YOUR TASK
Pictures do not belong in the copy, so please give every entry below again exactly.

Figure scripts
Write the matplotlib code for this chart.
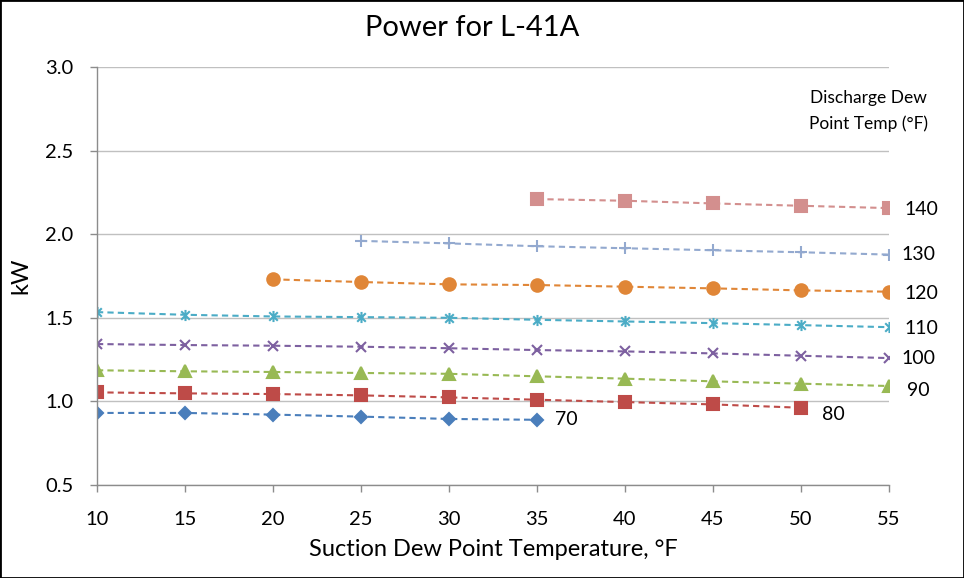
import matplotlib.pyplot as plt
from matplotlib.path import Path
from matplotlib.patches import Rectangle

plt.rcParams['font.family'] = ['Lato', 'DejaVu Sans']

# suction dew point temperatures (F)
x_all = [10, 15, 20, 25, 30, 35, 40, 45, 50, 55]

# power (kW) per discharge dew point temp
kw_70 = [0.931, 0.931, 0.921, 0.909, 0.895, 0.890]
kw_80 = [1.054, 1.048, 1.044, 1.036, 1.024, 1.010, 0.996, 0.982, 0.962]
kw_90 = [1.186, 1.180, 1.176, 1.170, 1.165, 1.150, 1.136, 1.120, 1.106, 1.092]
kw_100 = [1.343, 1.337, 1.333, 1.327, 1.318, 1.307, 1.299, 1.287, 1.273, 1.259]
kw_110 = [1.534, 1.518, 1.508, 1.504, 1.500, 1.488, 1.478, 1.468, 1.456, 1.444]
kw_120 = [1.730, 1.714, 1.700, 1.696, 1.686, 1.676, 1.664, 1.656]
kw_130 = [1.960, 1.945, 1.928, 1.916, 1.904, 1.892, 1.878]
kw_140 = [2.210, 2.200, 2.184, 2.170, 2.156]

labels = ['70', '80', '90', '100', '110', '120', '130', '140']

# excel style asterisk: X plus a vertical bar
star = Path([(-1, -1), (1, 1), (-1, 1), (1, -1), (0, -1.3), (0, 1.3)],
            [Path.MOVETO, Path.LINETO, Path.MOVETO, Path.LINETO,
             Path.MOVETO, Path.LINETO])

series = [
    (x_all[:6], kw_70, '#4A7EBB', 'D', 6.5, (13, 0)),
    (x_all[:9], kw_80, '#BE4B48', 's', 8.5, (15, -5)),
    (x_all, kw_90, '#98B954', '^', 9, (13, -3)),
    (x_all, kw_100, '#7D60A0', 'x', 7, (9, 0)),
    (x_all, kw_110, '#4BACC6', star, 8, (11, -1)),
    (x_all[2:], kw_120, '#E08637', 'o', 9, (11, -1)),
    (x_all[3:], kw_130, '#93A9CF', '+', 8.5, (9, 0)),
    (x_all[5:], kw_140, '#D38F8E', 's', 9, (11, -1)),
]

fig = plt.figure(figsize=(9.64, 5.78), dpi=100)
ax = fig.add_axes([0.1006, 0.1609, 0.8216, 0.7232])

for (xs, ys, col, mk, ms, off), lab in zip(series, labels):
    ax.plot(xs, ys, color=col, linestyle=(0, (3, 2)), linewidth=1.5,
            marker=mk, markersize=ms, markeredgewidth=1.5,
            markerfacecolor=col, markeredgecolor=col)
    ax.annotate(lab, (xs[-1], ys[-1]), xytext=off, textcoords='offset points',
                ha='left', va='center', fontsize=14)

ax.set_xlim(10, 55)
ax.set_ylim(0.5, 3.0)
ax.set_xticks(range(10, 56, 5))
ax.set_yticks([0.5, 1.0, 1.5, 2.0, 2.5, 3.0])
ax.set_yticklabels(['%.1f' % v for v in ax.get_yticks()])
ax.yaxis.grid(True, color='#C0C0C0', linewidth=1)
ax.set_axisbelow(True)
for s in ['top', 'right']:
    ax.spines[s].set_visible(False)
for s in ['left', 'bottom']:
    ax.spines[s].set_color('#8C8C8C')
    ax.spines[s].set_linewidth(1)
ax.tick_params(colors='#8C8C8C', labelcolor='black', labelsize=14.5,
               length=5, width=1)
ax.tick_params(axis='x', pad=14)
ax.tick_params(axis='y', pad=12)
ax.set_xlabel('Suction Dew Point Temperature, °F', fontsize=17, labelpad=8)
ax.set_ylabel('kW', fontsize=17, labelpad=10)

# title sits a bit left of the axes centre in the original
fig.text(0.49, 0.951, 'Power for L-41A', ha='center', va='center', fontsize=21)

fig.text(0.901, 0.808, 'Discharge Dew\nPoint Temp (°F)', ha='center',
         va='center', fontsize=12.5, linespacing=1.75)

fig.patches.append(Rectangle((0, 0), 1, 1, transform=fig.transFigure,
                             fill=False, edgecolor='black', linewidth=2))

plt.savefig('out.png', dpi=100)
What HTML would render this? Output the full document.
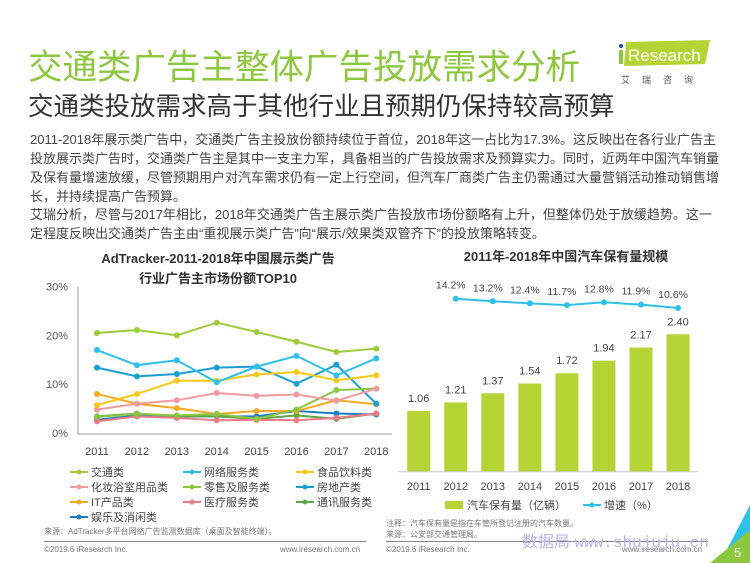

OUTPUT BELOW
Write the matplotlib code for this chart.
import matplotlib.pyplot as plt
from matplotlib.path import Path
from matplotlib.patches import Rectangle

plt.rcParams['font.family'] = ['Lato', 'DejaVu Sans']

# suction dew point temperatures (F)
x_all = [10, 15, 20, 25, 30, 35, 40, 45, 50, 55]

# power (kW) per discharge dew point temp
kw_70 = [0.931, 0.931, 0.921, 0.909, 0.895, 0.890]
kw_80 = [1.054, 1.048, 1.044, 1.036, 1.024, 1.010, 0.996, 0.982, 0.962]
kw_90 = [1.186, 1.180, 1.176, 1.170, 1.165, 1.150, 1.136, 1.120, 1.106, 1.092]
kw_100 = [1.343, 1.337, 1.333, 1.327, 1.318, 1.307, 1.299, 1.287, 1.273, 1.259]
kw_110 = [1.534, 1.518, 1.508, 1.504, 1.500, 1.488, 1.478, 1.468, 1.456, 1.444]
kw_120 = [1.730, 1.714, 1.700, 1.696, 1.686, 1.676, 1.664, 1.656]
kw_130 = [1.960, 1.945, 1.928, 1.916, 1.904, 1.892, 1.878]
kw_140 = [2.210, 2.200, 2.184, 2.170, 2.156]

labels = ['70', '80', '90', '100', '110', '120', '130', '140']

# excel style asterisk: X plus a vertical bar
star = Path([(-1, -1), (1, 1), (-1, 1), (1, -1), (0, -1.3), (0, 1.3)],
            [Path.MOVETO, Path.LINETO, Path.MOVETO, Path.LINETO,
             Path.MOVETO, Path.LINETO])

series = [
    (x_all[:6], kw_70, '#4A7EBB', 'D', 6.5, (13, 0)),
    (x_all[:9], kw_80, '#BE4B48', 's', 8.5, (15, -5)),
    (x_all, kw_90, '#98B954', '^', 9, (13, -3)),
    (x_all, kw_100, '#7D60A0', 'x', 7, (9, 0)),
    (x_all, kw_110, '#4BACC6', star, 8, (11, -1)),
    (x_all[2:], kw_120, '#E08637', 'o', 9, (11, -1)),
    (x_all[3:], kw_130, '#93A9CF', '+', 8.5, (9, 0)),
    (x_all[5:], kw_140, '#D38F8E', 's', 9, (11, -1)),
]

fig = plt.figure(figsize=(9.64, 5.78), dpi=100)
ax = fig.add_axes([0.1006, 0.1609, 0.8216, 0.7232])

for (xs, ys, col, mk, ms, off), lab in zip(series, labels):
    ax.plot(xs, ys, color=col, linestyle=(0, (3, 2)), linewidth=1.5,
            marker=mk, markersize=ms, markeredgewidth=1.5,
            markerfacecolor=col, markeredgecolor=col)
    ax.annotate(lab, (xs[-1], ys[-1]), xytext=off, textcoords='offset points',
                ha='left', va='center', fontsize=14)

ax.set_xlim(10, 55)
ax.set_ylim(0.5, 3.0)
ax.set_xticks(range(10, 56, 5))
ax.set_yticks([0.5, 1.0, 1.5, 2.0, 2.5, 3.0])
ax.set_yticklabels(['%.1f' % v for v in ax.get_yticks()])
ax.yaxis.grid(True, color='#C0C0C0', linewidth=1)
ax.set_axisbelow(True)
for s in ['top', 'right']:
    ax.spines[s].set_visible(False)
for s in ['left', 'bottom']:
    ax.spines[s].set_color('#8C8C8C')
    ax.spines[s].set_linewidth(1)
ax.tick_params(colors='#8C8C8C', labelcolor='black', labelsize=14.5,
               length=5, width=1)
ax.tick_params(axis='x', pad=14)
ax.tick_params(axis='y', pad=12)
ax.set_xlabel('Suction Dew Point Temperature, °F', fontsize=17, labelpad=8)
ax.set_ylabel('kW', fontsize=17, labelpad=10)

# title sits a bit left of the axes centre in the original
fig.text(0.49, 0.951, 'Power for L-41A', ha='center', va='center', fontsize=21)

fig.text(0.901, 0.808, 'Discharge Dew\nPoint Temp (°F)', ha='center',
         va='center', fontsize=12.5, linespacing=1.75)

fig.patches.append(Rectangle((0, 0), 1, 1, transform=fig.transFigure,
                             fill=False, edgecolor='black', linewidth=2))

plt.savefig('out.png', dpi=100)
What HTML would render this? Output the full document.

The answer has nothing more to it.